Records with drawing code:
_ _ _ _ _ _ _

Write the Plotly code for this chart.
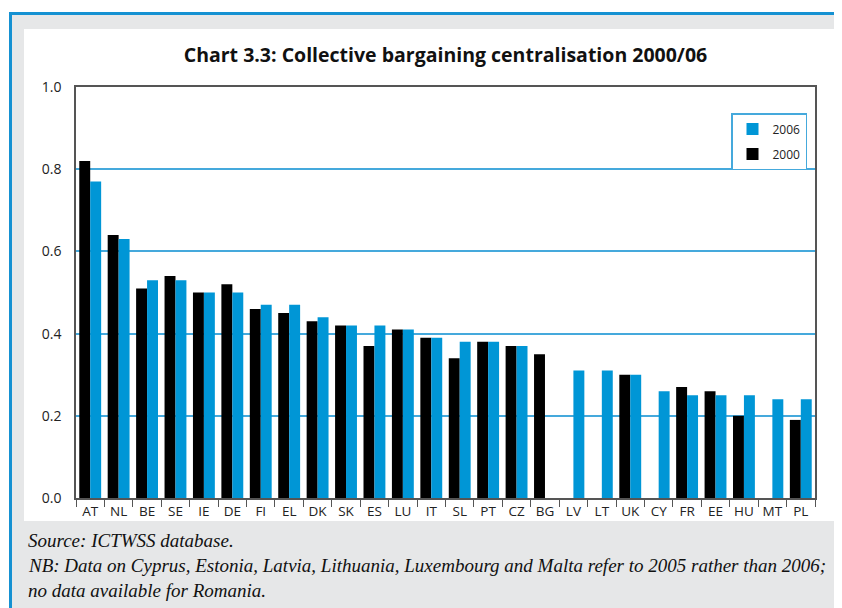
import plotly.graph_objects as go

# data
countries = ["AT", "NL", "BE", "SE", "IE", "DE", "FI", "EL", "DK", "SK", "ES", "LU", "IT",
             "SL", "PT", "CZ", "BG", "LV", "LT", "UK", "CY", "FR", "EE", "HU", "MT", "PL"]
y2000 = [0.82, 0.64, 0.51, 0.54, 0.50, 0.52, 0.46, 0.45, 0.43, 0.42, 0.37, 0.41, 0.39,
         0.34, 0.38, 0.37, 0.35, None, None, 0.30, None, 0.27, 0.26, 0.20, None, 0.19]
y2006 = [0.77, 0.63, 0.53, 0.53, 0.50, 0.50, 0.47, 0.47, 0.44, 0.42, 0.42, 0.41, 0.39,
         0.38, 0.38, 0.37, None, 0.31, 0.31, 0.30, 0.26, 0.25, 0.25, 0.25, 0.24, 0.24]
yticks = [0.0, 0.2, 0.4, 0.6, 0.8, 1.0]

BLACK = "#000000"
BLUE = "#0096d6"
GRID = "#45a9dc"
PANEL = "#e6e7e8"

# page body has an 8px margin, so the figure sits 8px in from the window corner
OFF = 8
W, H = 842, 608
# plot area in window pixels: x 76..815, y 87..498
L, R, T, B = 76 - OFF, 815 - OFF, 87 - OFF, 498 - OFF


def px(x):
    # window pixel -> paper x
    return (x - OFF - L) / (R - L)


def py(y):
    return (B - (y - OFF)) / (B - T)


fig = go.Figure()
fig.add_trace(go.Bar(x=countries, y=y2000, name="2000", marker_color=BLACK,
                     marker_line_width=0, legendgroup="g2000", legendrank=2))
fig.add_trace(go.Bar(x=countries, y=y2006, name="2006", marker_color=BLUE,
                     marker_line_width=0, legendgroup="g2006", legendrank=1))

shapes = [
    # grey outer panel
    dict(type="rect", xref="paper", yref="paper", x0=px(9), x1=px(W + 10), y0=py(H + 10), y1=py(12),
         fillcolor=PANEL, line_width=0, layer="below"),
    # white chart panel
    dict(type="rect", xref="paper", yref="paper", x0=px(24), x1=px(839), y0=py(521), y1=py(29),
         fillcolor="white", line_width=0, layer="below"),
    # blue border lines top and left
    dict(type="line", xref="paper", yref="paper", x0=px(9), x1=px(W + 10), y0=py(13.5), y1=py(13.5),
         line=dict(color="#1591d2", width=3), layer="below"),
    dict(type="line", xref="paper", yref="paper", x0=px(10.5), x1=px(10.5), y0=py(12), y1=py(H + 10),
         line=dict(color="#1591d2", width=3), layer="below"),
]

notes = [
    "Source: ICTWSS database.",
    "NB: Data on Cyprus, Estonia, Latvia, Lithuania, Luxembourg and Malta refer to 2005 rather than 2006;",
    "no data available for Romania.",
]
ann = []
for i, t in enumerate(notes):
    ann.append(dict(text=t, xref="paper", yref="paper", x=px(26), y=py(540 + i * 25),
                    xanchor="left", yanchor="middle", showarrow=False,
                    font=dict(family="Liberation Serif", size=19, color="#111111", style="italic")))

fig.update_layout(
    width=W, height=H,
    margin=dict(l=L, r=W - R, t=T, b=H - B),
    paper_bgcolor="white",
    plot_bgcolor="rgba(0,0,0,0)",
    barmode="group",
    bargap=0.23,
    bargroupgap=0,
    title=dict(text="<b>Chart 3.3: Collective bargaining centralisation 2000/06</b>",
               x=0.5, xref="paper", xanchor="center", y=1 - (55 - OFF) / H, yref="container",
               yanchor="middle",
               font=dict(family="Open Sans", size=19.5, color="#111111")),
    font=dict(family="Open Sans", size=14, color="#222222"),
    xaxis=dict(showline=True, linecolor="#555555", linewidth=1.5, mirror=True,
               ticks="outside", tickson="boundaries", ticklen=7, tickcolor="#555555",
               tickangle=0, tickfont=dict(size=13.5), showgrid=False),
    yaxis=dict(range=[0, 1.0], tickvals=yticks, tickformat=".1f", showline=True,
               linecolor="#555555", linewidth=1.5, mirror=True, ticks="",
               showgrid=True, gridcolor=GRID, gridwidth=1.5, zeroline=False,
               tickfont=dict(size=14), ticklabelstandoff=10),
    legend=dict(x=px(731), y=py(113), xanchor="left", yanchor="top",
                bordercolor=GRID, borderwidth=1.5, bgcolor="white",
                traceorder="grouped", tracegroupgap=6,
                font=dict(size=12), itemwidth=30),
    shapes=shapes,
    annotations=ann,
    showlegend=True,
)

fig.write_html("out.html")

_ _ _ _ _ _ _

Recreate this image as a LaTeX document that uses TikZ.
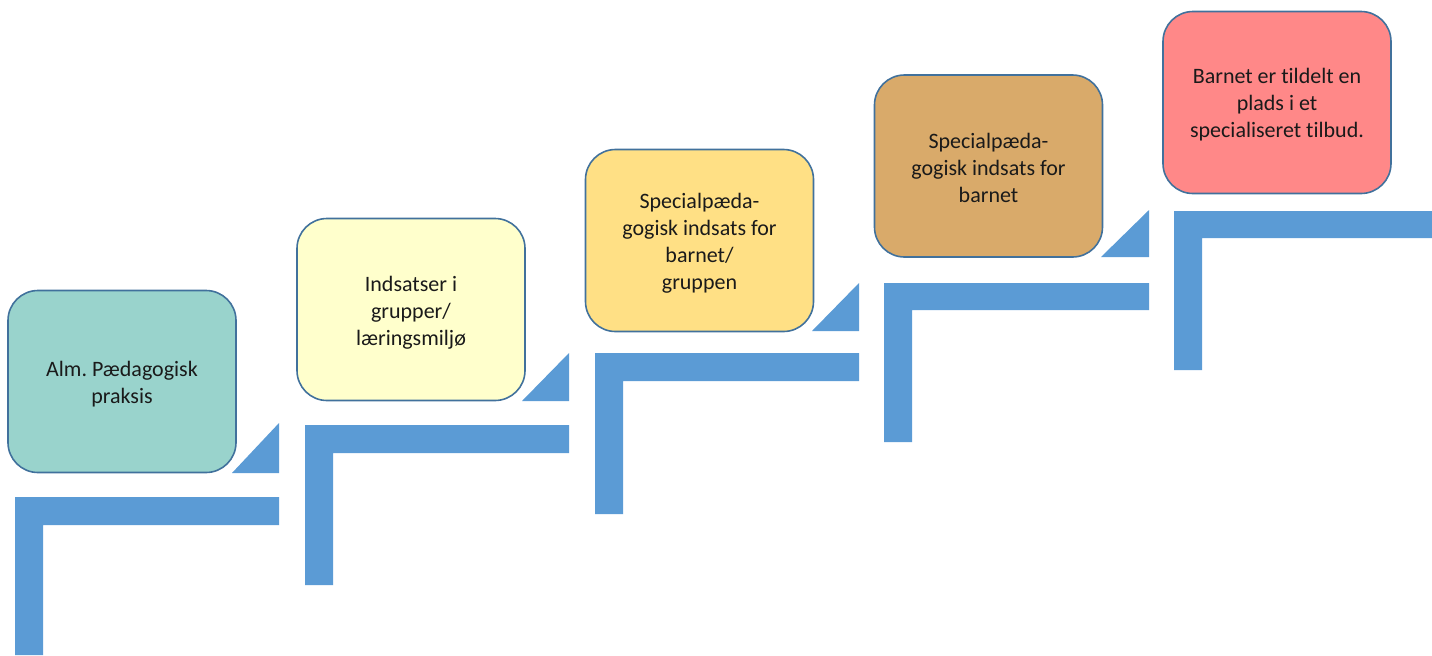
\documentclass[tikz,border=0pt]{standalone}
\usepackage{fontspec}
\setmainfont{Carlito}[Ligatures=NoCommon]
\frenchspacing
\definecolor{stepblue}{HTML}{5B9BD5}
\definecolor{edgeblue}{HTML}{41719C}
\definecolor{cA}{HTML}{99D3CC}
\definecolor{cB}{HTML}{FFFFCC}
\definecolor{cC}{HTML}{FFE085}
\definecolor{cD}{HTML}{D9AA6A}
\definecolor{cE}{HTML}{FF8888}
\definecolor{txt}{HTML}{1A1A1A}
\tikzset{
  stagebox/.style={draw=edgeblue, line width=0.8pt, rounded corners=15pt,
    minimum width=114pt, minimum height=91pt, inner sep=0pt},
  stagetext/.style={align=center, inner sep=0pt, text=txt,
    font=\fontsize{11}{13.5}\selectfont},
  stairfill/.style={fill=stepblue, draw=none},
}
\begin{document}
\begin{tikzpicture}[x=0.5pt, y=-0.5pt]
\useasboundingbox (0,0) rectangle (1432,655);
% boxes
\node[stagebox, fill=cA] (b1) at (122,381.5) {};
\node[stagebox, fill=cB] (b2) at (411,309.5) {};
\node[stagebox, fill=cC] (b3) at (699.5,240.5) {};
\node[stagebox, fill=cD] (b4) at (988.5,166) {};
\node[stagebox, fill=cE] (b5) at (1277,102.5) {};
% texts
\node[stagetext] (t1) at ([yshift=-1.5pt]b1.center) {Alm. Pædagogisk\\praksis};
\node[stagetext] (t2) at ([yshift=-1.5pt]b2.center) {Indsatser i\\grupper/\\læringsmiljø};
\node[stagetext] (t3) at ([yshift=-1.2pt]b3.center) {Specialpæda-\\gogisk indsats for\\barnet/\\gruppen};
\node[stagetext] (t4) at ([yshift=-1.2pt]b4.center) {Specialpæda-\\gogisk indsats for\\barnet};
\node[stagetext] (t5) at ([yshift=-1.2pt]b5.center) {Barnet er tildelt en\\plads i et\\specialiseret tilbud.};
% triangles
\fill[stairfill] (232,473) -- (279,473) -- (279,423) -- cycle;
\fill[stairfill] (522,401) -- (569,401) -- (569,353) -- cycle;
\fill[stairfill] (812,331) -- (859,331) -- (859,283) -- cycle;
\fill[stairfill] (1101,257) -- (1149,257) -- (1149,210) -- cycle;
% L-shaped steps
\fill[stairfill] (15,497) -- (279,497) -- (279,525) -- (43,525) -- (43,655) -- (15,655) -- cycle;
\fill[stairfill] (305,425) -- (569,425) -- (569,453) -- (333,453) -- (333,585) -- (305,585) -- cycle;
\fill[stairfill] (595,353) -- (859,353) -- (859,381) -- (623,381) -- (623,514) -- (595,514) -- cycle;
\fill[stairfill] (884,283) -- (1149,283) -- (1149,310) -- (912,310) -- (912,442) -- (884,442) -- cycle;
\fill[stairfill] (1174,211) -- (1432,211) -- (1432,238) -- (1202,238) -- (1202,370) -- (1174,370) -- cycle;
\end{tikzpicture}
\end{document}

_ _ _ _ _ _ _

→ AIM OF THE TASK: Exactly the lines starting at the line containing "Write the Plotly code for this chart." and ending at the line containing "return (B - (y - OFF)) / (B - T)" should be transcribed, both included; omit the pictures.

→ CORRECT ANSWER:
Write the Plotly code for this chart.
import plotly.graph_objects as go

# data
countries = ["AT", "NL", "BE", "SE", "IE", "DE", "FI", "EL", "DK", "SK", "ES", "LU", "IT",
             "SL", "PT", "CZ", "BG", "LV", "LT", "UK", "CY", "FR", "EE", "HU", "MT", "PL"]
y2000 = [0.82, 0.64, 0.51, 0.54, 0.50, 0.52, 0.46, 0.45, 0.43, 0.42, 0.37, 0.41, 0.39,
         0.34, 0.38, 0.37, 0.35, None, None, 0.30, None, 0.27, 0.26, 0.20, None, 0.19]
y2006 = [0.77, 0.63, 0.53, 0.53, 0.50, 0.50, 0.47, 0.47, 0.44, 0.42, 0.42, 0.41, 0.39,
         0.38, 0.38, 0.37, None, 0.31, 0.31, 0.30, 0.26, 0.25, 0.25, 0.25, 0.24, 0.24]
yticks = [0.0, 0.2, 0.4, 0.6, 0.8, 1.0]

BLACK = "#000000"
BLUE = "#0096d6"
GRID = "#45a9dc"
PANEL = "#e6e7e8"

# page body has an 8px margin, so the figure sits 8px in from the window corner
OFF = 8
W, H = 842, 608
# plot area in window pixels: x 76..815, y 87..498
L, R, T, B = 76 - OFF, 815 - OFF, 87 - OFF, 498 - OFF


def px(x):
    # window pixel -> paper x
    return (x - OFF - L) / (R - L)


def py(y):
    return (B - (y - OFF)) / (B - T)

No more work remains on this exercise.